Landesverkehrsminister Michael Groschek (SPD), der in letzter Zeit viele marode Schweißnähte in Brückenkästen zwischen Leverkusen und Siegen besichtigen musste, steht jetzt mitten im Rotterdamer Hafen, trägt eine rote Warnweste über der Jacke, einen Bauhelm auf dem Kopf und betrachtet etwas ungläubig ein Betonbauwerk namens Groenedijk-Brücke. Gut 200 Kilometer ist der Mann von Düsseldorf bis ins Rheindelta gefahren. Was ihm die Ingenieure dort erzählen, klingt jedoch wie von einem anderen Stern: In drei Monaten haben die Niederländer die neue Querung über die Hafenautobahn A 15 fertiggestellt. Inklusive Abbruch der alten Brücke – die nicht mehr lang genug war, als die Autobahn verbreitert wurde – wie ein niederländischer Bauexperte dem Gast aus Deutschland erzählt. „Drei Monate“, wiederholt Groschek – und formt dabei eine extra lange „dreeeiiiiii“.

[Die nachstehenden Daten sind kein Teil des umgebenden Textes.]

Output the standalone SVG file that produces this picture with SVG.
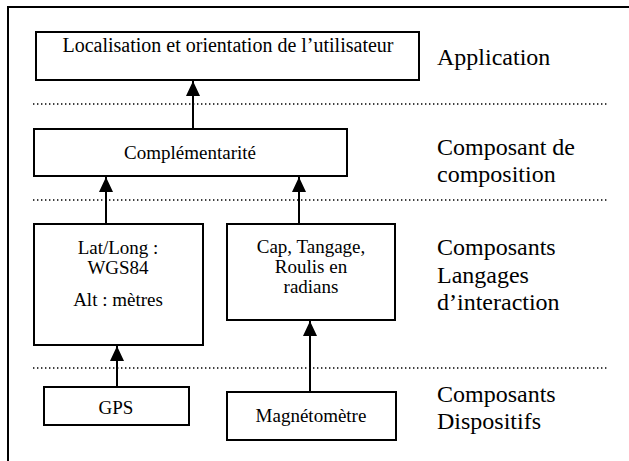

Brücken werden aus gleichen Fertigteilen zusammengesetzt

„Bei uns“, sagt schließlich Nicole de Witt, Groscheks Brückenspezialistin vom Landesbetrieb Straßen-NRW, hätte der Bau zwischen einem und anderthalb Jahren gedauert.“ Warum sie so viel schneller sind, erklären die holländischen Baumeister mit einem Beispiel aus dem Kinderzimmer: Man baue eben Lego-Brücken. Kurz erklärt: Während deutsche Bauwerke vor allem Maßanfertigungen sind, für die fast alle Teile an Ort und Stelle gegossen und verschraubt werden, machen sich die Niederländer das Prinzip der kleinen Spielzeugsteine zunutze: Viele Brücken werden aus den immer gleichen Fertigteilen zusammengesetzt, die schon im Werk produziert und am Stück zur Baustelle gebracht werden.

Diese Strategie hat zwar zur Konsequenz, dass sich viele Kanal- oder Straßenquerungen im Nachbarland ähnlich sehen. Nicht jede Brücke müsse aber gleich eine Landmarke sein, verteidigt Groschek das Bauprinzip. Die nächste Lego-Brücke, meint er, müsse unbedingt in NRW gebaut werden: „Bis Herbst werden wir einen Standort auswählen, an dem wir so ein Pilotprojekt durchziehen.“ Es sei erst mal nur ein Modellversuch, weil eine Brücke holländischer Art in Deutschland nur mit einer Ausnahmegenehmigung gebaut werden könne, sagt er. Ingenieurin de Witt kann gleich Dutzende DIN-Normen aufzählen, die sich mit einem Bauwerk aus Fertigteilen nicht einhalten lassen.

Der Minister will sich davon aber nicht abschrecken lassen. „Für uns zählt jetzt vor allem, schnell zu sein“, sagt er, als er im Reisebus wieder in Richtung Autobahn rollt. Sollte der Versuch gelingen, müsse man eben das Planungsrecht dauerhaft entschärfen.